После чтения журнала предыдущего собрания Василькова и Булгакова читают свои доклады на тему «Мечты о будущем театре». Затем Краснопольская предлагает выслушать несколько записанных ею мыслей о дальнейшем ходе понедельников. Ей кажется, что в целом ряде прочитанных докладов и бесед было высказано очень много различных мечтаний о будущем театре. И вот ей думается, что дальнейшие разговоры на эту тему могут распылить эти мечты и увести их в область, совершенно оторванную от жизни. Формы будущего театра подскажет сама жизнь, это тайна, которую можно только предугадывать. Надо дать мечтам другое направление, более живое. Прежде чем мечтать о том храме, куда можно поместить свои творческие достижения, нужно отдать все свои горячие мечтания на поиски этих достижений. Тем более, говорит Краснопольская, что ей, как секретарю, ближе всего знакомой с ходом понедельников, чувствуется, что жизнь понедельников уже поставила так много вопросов и задач, что оставлять их неразрешенными нельзя. Она приводит несколько мыслей и вопросов из прошлых бесед и, оканчивая свое обращение к товарищам, она призывает как можно горячее отнестись к дальнейшему ходу понедельников и делает заключение, что расходиться или разъезжаться теперь было бы преступлением перед общим делом[dccxviii]. Говорит Виноградская. Часто в театре слышишь, что отношение к сцене, к ролям напоминает отношение к любви. Если это так, то «мечтания вслух о будущем театре» — в любви ей представляются в следующем виде. Люди собрались и вслух мечтают, какого бы человека они могли бы полюбить. Они всячески его разбирают. Но любовь есть любовь. Она таинственно приходит и таинственно берет человека в свою власть. И разговоры иногда могут убить {452} прелесть тайны и загадки. Любовь же к театру больше всего чувствуется в деле. Вообще, говорит Виноградская, за последнее время она со страхом стала замечать, что ей скучно стало на понедельниках, что она начинает сомневаться в смысле и нужности таких бесед, и это тем более больно, что она была одна из тех, кто с самым настоящим чувством относился к этим понедельникам. И неожиданно для всех и, очевидно, больше всего для самой себя — она делает признание, что какая-то особенно удачная и творческая репетиция дала ей больше радости, чем все заседания. И кончая говорить, она заключает, что надо работать, а не разговаривать.

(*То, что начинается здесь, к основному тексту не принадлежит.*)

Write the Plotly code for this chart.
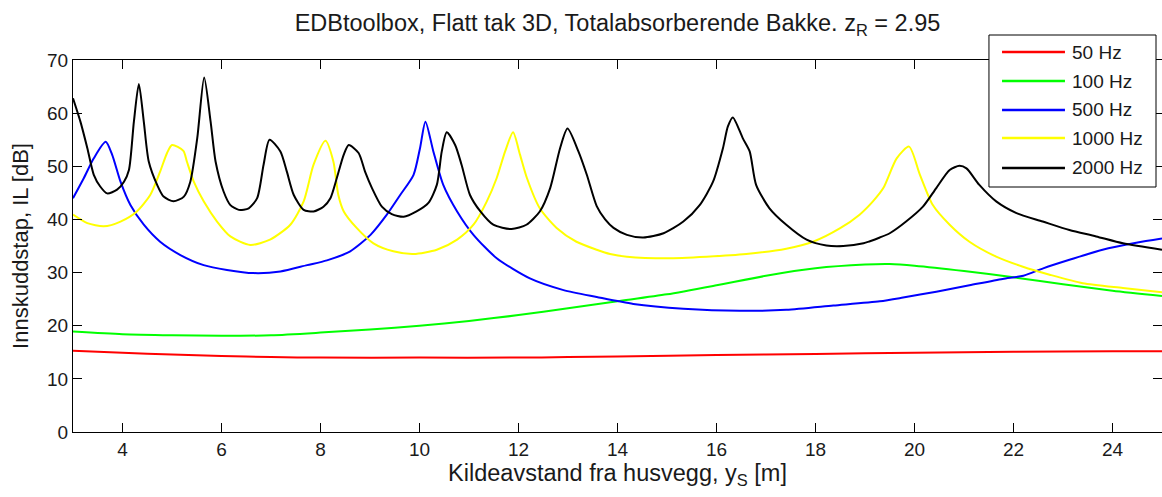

Неожиданное заключение Виноградской производит самое разнообразное впечатление. Одни аплодируют, другие — и к этим больше всего относятся друзья Виноградской, «начинатели» понедельников — впиваются в Виноградскую жестокими непримиримыми глазами. Первая говорит Н. С. Бутова. Разве возможна сейчас какая-нибудь совместная художественная работа, когда наши души еще так далеко отстоят друг от друга. Мы пришли сюда потому, что мы заблудились. Мы кружимся на одном месте и в тумане не видим друг друга, и, слава Богу, что здесь на беседах мы только начали кричать один другому далекое «ау». Как можно говорить о работе, когда мы не знаем, как и что надо работать. Дитя, которое родится из этих бесед, нам не известно. И жажда практического рационализма может сделать нас похожими на чернорабочих, которые за все требуют платы. В докладе Булгаковой промелькнула фраза «мечтаю о таком театре для молодежи». Не хочу, говорит Н. С., отделять молодежь от стариков и обратно. Молодых и старых нет и не должно быть в искусстве — должно быть одно общее дело, общая семья. Горячо протестует Сухачева. Если все благополучно, если атмосфера жизни театра не мешает работать, если ты твердо решила, что надо работать, то об этом прежде всего не надо говорить — надо идти и делать. Работать никто не мешает.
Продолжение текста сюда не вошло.